## EXERCISE REQUIREMENTS
Find each line with the string "that" and report it.

## SUPPLIED DATA
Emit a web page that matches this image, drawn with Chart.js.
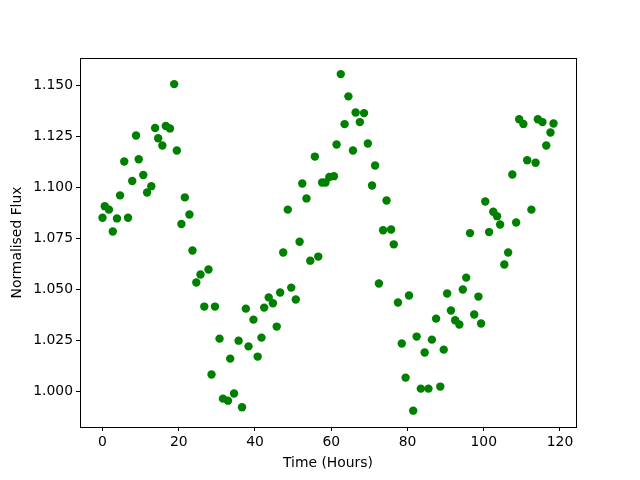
<!DOCTYPE html>
<html>
<head>
<meta charset="utf-8">
<script src="https://cdn.jsdelivr.net/npm/chart.js@4/dist/chart.umd.min.js"></script>
<style>
  html, body { margin: 0; padding: 0; background: #fff; }
  #wrap { width: 640px; height: 480px; }
</style>
</head>
<body>
<div id="wrap"><canvas id="fluxChart" width="640" height="480"></canvas></div>
<script>
// Time (hours) and normalised flux
const timeHours = [
    0, 0.6, 1.7, 2.7, 3.8, 4.6, 5.7, 6.7, 7.8, 8.8,
    9.5, 10.7, 11.7, 12.8, 13.8, 14.6, 15.7, 16.6, 17.7, 18.8,
    19.5, 20.7, 21.6, 22.8, 23.6, 24.6, 25.7, 26.7, 27.8, 28.6,
    29.5, 30.7, 31.6, 32.9, 33.5, 34.5, 35.7, 36.6, 37.6, 38.3,
    39.6, 40.7, 41.7, 42.4, 43.6, 44.7, 45.7, 46.6, 47.4, 48.6,
    49.5, 50.7, 51.7, 52.4, 53.5, 54.5, 55.7, 56.6, 57.6, 58.5,
    59.5, 60.7, 61.4, 62.5, 63.5, 64.5, 65.7, 66.4, 67.5, 68.6,
    69.6, 70.7, 71.5, 72.5, 73.6, 74.5, 75.7, 76.4, 77.5, 78.5,
    79.5, 80.4, 81.5, 82.4, 83.5, 84.5, 85.5, 86.4, 87.5, 88.6,
    89.5, 90.4, 91.4, 92.5, 93.6, 94.5, 95.4, 96.4, 97.5, 98.6,
    99.3, 100.4, 101.4, 102.5, 103.5, 104.3, 105.4, 106.4, 107.5, 108.5,
    109.3, 110.4, 111.4, 112.5, 113.6, 114.2, 115.4, 116.4, 117.5, 118.3
];
const flux = [
    1.0850, 1.0907, 1.0890, 1.0783, 1.0847, 1.0960, 1.1126, 1.0850, 1.1030, 1.1253,
    1.1137, 1.1060, 1.0974, 1.1005, 1.1290, 1.1240, 1.1204, 1.1300, 1.1288, 1.1505,
    1.1180, 1.0820, 1.0950, 1.0866, 1.0690, 1.0533, 1.0572, 1.0415, 1.0597, 1.0082,
    1.0415, 1.0258, 0.9964, 0.9954, 1.0160, 0.9989, 1.0248, 0.9922, 1.0405, 1.0220,
    1.0351, 1.0170, 1.0263, 1.0410, 1.0460, 1.0431, 1.0317, 1.0484, 1.0680, 1.0890,
    1.0508, 1.0450, 1.0733, 1.1018, 1.0945, 1.0640, 1.1150, 1.0660, 1.1023, 1.1023,
    1.1050, 1.1054, 1.1209, 1.1554, 1.1309, 1.1445, 1.1180, 1.1366, 1.1319, 1.1363,
    1.1214, 1.1008, 1.1106, 1.0528, 1.0789, 1.0935, 1.0793, 1.0720, 1.0435, 1.0234,
    1.0067, 1.0469, 0.9905, 1.0268, 1.0013, 1.0190, 1.0013, 1.0253, 1.0356, 1.0023,
    1.0204, 1.0479, 1.0396, 1.0348, 1.0327, 1.0499, 1.0557, 1.0775, 1.0376, 1.0464,
    1.0332, 1.0930, 1.0780, 1.0880, 1.0858, 1.0817, 1.0621, 1.0680, 1.1062, 1.0827,
    1.1333, 1.1310, 1.1132, 1.0890, 1.1120, 1.1333, 1.1319, 1.1204, 1.1268, 1.1312
];
const xTicks = [0, 20, 40, 60, 80, 100, 120];
const yTicks = [1.000, 1.025, 1.050, 1.075, 1.100, 1.125, 1.150];

Chart.defaults.font.family = "'DejaVu Sans', sans-serif";
Chart.defaults.font.size = 13.9;
Chart.defaults.color = '#000';

// matplotlib style full frame around the plot area
const framePlugin = {
    id: 'frame',
    afterDraw(chart) {
        const a = chart.chartArea;
        const ctx = chart.ctx;
        ctx.save();
        ctx.strokeStyle = '#000';
        ctx.lineWidth = 1;
        ctx.strokeRect(Math.round(a.left) + 0.5, Math.round(a.top) + 0.5,
            Math.round(a.right - a.left), Math.round(a.bottom - a.top));
        ctx.restore();
    }
};

const ctx = document.getElementById('fluxChart').getContext('2d');
new Chart(ctx, {
    type: 'scatter',
    data: {
        datasets: [{
            label: 'Flux',
            data: timeHours.map((t, i) => ({ x: t, y: flux[i] })),
            backgroundColor: '#008000',
            borderWidth: 0,
            pointRadius: 4.2,
            pointHoverRadius: 4.2
        }]
    },
    options: {
        responsive: false,
        animation: false,
        layout: { padding: { left: 0, top: 58, right: 64, bottom: 0 } },
        plugins: {
            legend: { display: false },
            tooltip: { enabled: false }
        },
        scales: {
            x: {
                type: 'linear',
                min: -5.9,
                max: 124.2,
                afterBuildTicks: axis => { axis.ticks = xTicks.map(v => ({ value: v })); },
                afterFit: axis => { axis.height = 53; },
                grid: { display: true, drawOnChartArea: false, drawTicks: true, tickLength: 4, color: '#000' },
                border: { display: false },
                ticks: { padding: 3, maxRotation: 0 },
                title: { display: true, text: 'Time (Hours)', padding: { top: 0, bottom: 8 } }
            },
            y: {
                type: 'linear',
                min: 0.9825,
                max: 1.1633,
                afterBuildTicks: axis => { axis.ticks = yTicks.map(v => ({ value: v })); },
                afterFit: axis => { axis.width = 80; },
                grid: { display: true, drawOnChartArea: false, drawTicks: true, tickLength: 4, color: '#000' },
                border: { display: false },
                ticks: { padding: 3, callback: v => v.toFixed(3) },
                title: { display: true, text: 'Normalised Flux', padding: { top: 9, bottom: 0 } }
            }
        }
    },
    plugins: [framePlugin]
});
</script>
</body>
</html>
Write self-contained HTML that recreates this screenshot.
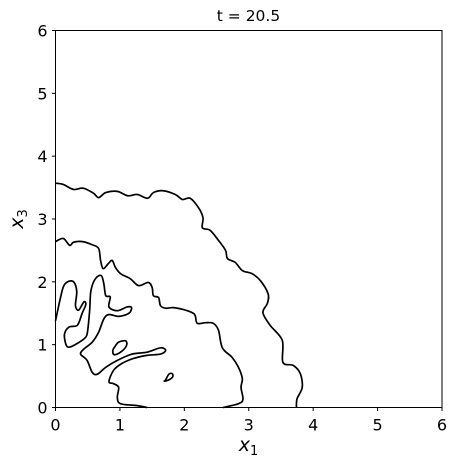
<!DOCTYPE html>
<html><head><meta charset="utf-8"><style>
html,body{margin:0;padding:0;background:#fff;}
svg{display:block;font-family:"DejaVu Sans","Liberation Sans",sans-serif;}
</style></head><body>
<svg id="chart" width="457" height="467" viewBox="0 0 457 467" xmlns="http://www.w3.org/2000/svg">
<rect x="0" y="0" width="457" height="467" fill="#fff"/>
<text x="248.5" y="21" font-size="15.5" text-anchor="middle">t = 20.5</text>
<g id="contours"></g>
<rect x="55.5" y="30.5" width="386.5" height="377" fill="none" stroke="#000" stroke-width="1"/>
<g id="xticks"></g>
<g id="yticks"></g>
<text x="248.5" y="451" font-size="19" text-anchor="middle" font-style="italic">x<tspan font-size="13" dy="4" font-style="normal">1</tspan></text>
<text transform="translate(23,219) rotate(-90)" font-size="19" text-anchor="middle" font-style="italic">x<tspan font-size="13" dy="4" font-style="normal">3</tspan></text>
</svg>
<script>
const xTicks = [0,1,2,3,4,5,6];
const yTicks = [0,1,2,3,4,5,6];
const outerX = [0,0.12,0.28,0.43,0.59,0.67,0.78,0.96,1.12,1.27,1.43,1.52,1.67,1.86,1.97,2.09,2.22,2.29,2.28,2.40,2.53,2.64,2.67,2.79,2.90,3.05,3.18,3.30,3.29,3.22,3.33,3.52,3.53,3.69,3.80,3.83,3.75,3.74];
const outerY = [3.57,3.55,3.47,3.49,3.41,3.34,3.42,3.44,3.37,3.39,3.33,3.42,3.45,3.39,3.31,3.33,3.18,3.02,2.86,2.82,2.66,2.50,2.37,2.31,2.18,2.13,2.02,1.81,1.66,1.51,1.31,1.07,0.72,0.67,0.54,0.32,0.14,0];
const midX = [0,0.12,0.22,0.28,0.42,0.57,0.67,0.70,0.74,0.82,0.88,0.93,1.01,1.16,1.29,1.44,1.50,1.52,1.60,1.63,1.71,1.83,1.98,2.12,2.17,2.20,2.33,2.45,2.53,2.59,2.74,2.84,2.90,2.88,2.91,2.84,2.60];
const midY = [2.64,2.69,2.58,2.63,2.64,2.59,2.53,2.34,2.21,2.29,2.34,2.23,2.13,2.05,1.94,1.99,1.91,1.78,1.75,1.62,1.58,1.59,1.56,1.51,1.46,1.34,1.35,1.34,1.23,0.95,0.80,0.64,0.46,0.32,0.13,0.06,0];
const innerX = [0,0.08,0.13,0.21,0.29,0.33,0.31,0.36,0.44,0.47,0.41,0.34,0.21,0.14,0.16,0.21,0.34,0.47,0.50,0.53,0.55,0.62,0.71,0.75,0.78,0.85,0.83,0.96,1.11,1.18,1.14,0.98,0.83,0.75,0.67,0.57,0.44,0.39,0.49,0.57,0.65,0.78,0.96,1.19,1.42,1.63,1.71,1.63,1.42,1.21,1.03,0.90,0.83,0.90,0.98,0.96,1.01,1.27,1.42];
const innerY = [1.38,1.76,1.94,2.01,1.99,1.84,1.62,1.55,1.68,1.64,1.49,1.31,1.28,1.17,1.01,0.96,1.02,1.12,1.23,1.54,1.86,2.05,2.10,1.97,1.78,1.76,1.60,1.54,1.60,1.59,1.50,1.45,1.48,1.41,1.20,1.04,0.93,0.85,0.75,0.56,0.53,0.64,0.75,0.85,0.88,0.95,0.91,0.85,0.83,0.78,0.70,0.59,0.41,0.38,0.32,0.16,0.06,0.03,0];
const loop1X = [0.98,1.09,1.10,1.01,0.91,0.89,0.93];
const loop1Y = [1.04,1.06,0.98,0.88,0.84,0.91,0.98];
const loop2X = [1.71,1.76,1.81,1.82,1.76,1.69];
const loop2Y = [0.44,0.53,0.54,0.49,0.44,0.42];

const X0=55.5, X1=442, Y0=407.5, Y1=30.5;
function sx(v){return X0+(v/6)*(X1-X0);}
function sy(v){return Y0-(v/6)*(Y0-Y1);}
const NS='http://www.w3.org/2000/svg';

function pathFrom(xs,ys,closed){
  const p=xs.map((x,i)=>[sx(x),sy(ys[i])]);
  const n=p.length;
  const get=i=>closed?p[(i+n)%n]:p[Math.max(0,Math.min(n-1,i))];
  let d='M'+p[0][0].toFixed(2)+','+p[0][1].toFixed(2);
  const segs=closed?n:n-1;
  for(let i=0;i<segs;i++){
    const a=get(i-1),b=get(i),c=get(i+1),e=get(i+2);
    const c1=[b[0]+(c[0]-a[0])/6,b[1]+(c[1]-a[1])/6];
    const c2=[c[0]-(e[0]-b[0])/6,c[1]-(e[1]-b[1])/6];
    d+='C'+c1[0].toFixed(2)+','+c1[1].toFixed(2)+' '+c2[0].toFixed(2)+','+c2[1].toFixed(2)+' '+c[0].toFixed(2)+','+c[1].toFixed(2);
  }
  if(closed)d+='Z';
  return d;
}
const cg=document.getElementById('contours');
function addLine(xs,ys,closed,name){
  const el=document.createElementNS(NS,'path');
  el.setAttribute('d',pathFrom(xs,ys,closed));
  el.setAttribute('fill','none');
  el.setAttribute('stroke','#000');
  el.setAttribute('stroke-width','1.7');
  el.setAttribute('stroke-linejoin','round');
  
  
  cg.appendChild(el);
}
addLine(outerX,outerY,false,'contour-outer');
addLine(midX,midY,false,'contour-middle');
addLine(innerX,innerY,false,'contour-inner');
addLine(loop1X,loop1Y,true,'contour-loop-1');
addLine(loop2X,loop2Y,true,'contour-loop-2');

const xg=document.getElementById('xticks');
xTicks.forEach(t=>{
  const l=document.createElementNS(NS,'line');
  l.setAttribute('x1',sx(t));l.setAttribute('x2',sx(t));
  l.setAttribute('y1',Y0);l.setAttribute('y2',Y0+3.5);
  l.setAttribute('stroke','#000');
  
  
  xg.appendChild(l);
  const tx=document.createElementNS(NS,'text');
  tx.setAttribute('x',sx(t));tx.setAttribute('y',Y0+23);
  tx.setAttribute('font-size','16');tx.setAttribute('text-anchor','middle');
  tx.textContent=t;
  
  
  xg.appendChild(tx);
});
const yg=document.getElementById('yticks');
yTicks.forEach(t=>{
  const l=document.createElementNS(NS,'line');
  l.setAttribute('x1',X0-3.5);l.setAttribute('x2',X0);
  l.setAttribute('y1',sy(t));l.setAttribute('y2',sy(t));
  l.setAttribute('stroke','#000');
  
  
  yg.appendChild(l);
  const tx=document.createElementNS(NS,'text');
  tx.setAttribute('x',X0-8);tx.setAttribute('y',sy(t)+6);
  tx.setAttribute('font-size','16');tx.setAttribute('text-anchor','end');
  tx.textContent=t;
  
  
  yg.appendChild(tx);
});
</script>
</body></html>
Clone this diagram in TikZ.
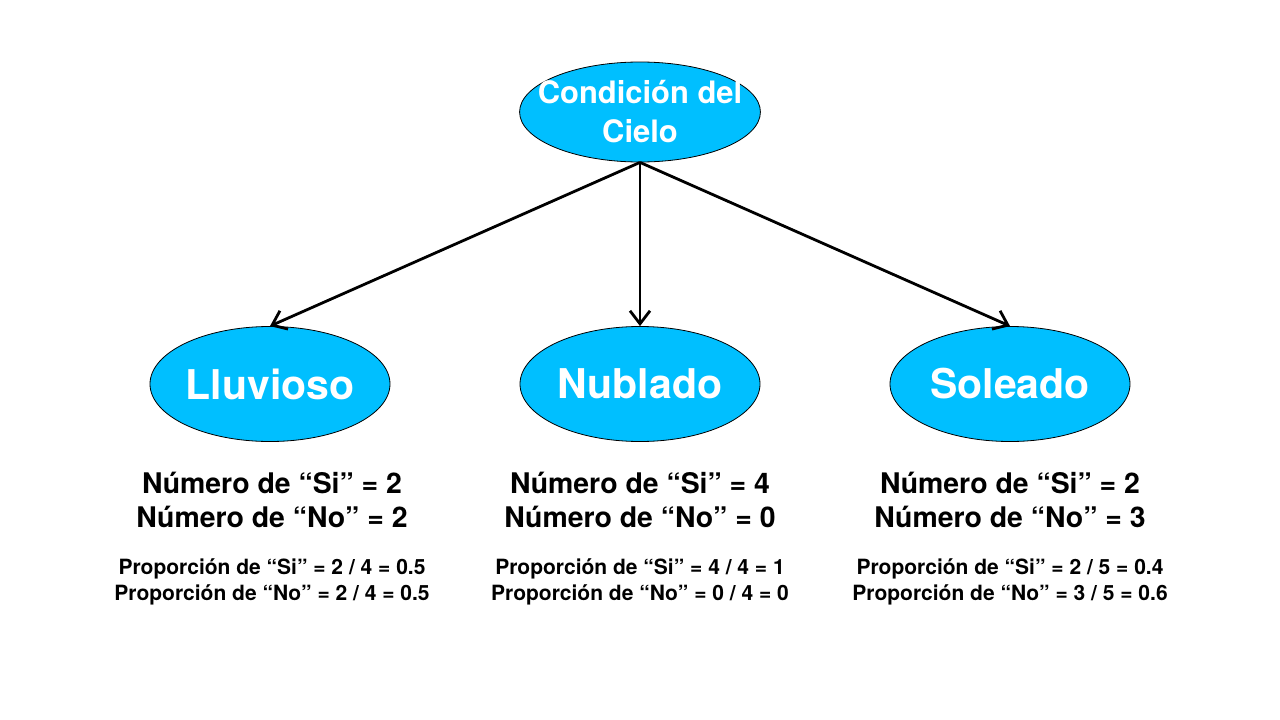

## ANSWER TO THIS PROBLEM
Emit a web page that matches this image, drawn with Chart.js.
Write self-contained HTML that recreates this screenshot.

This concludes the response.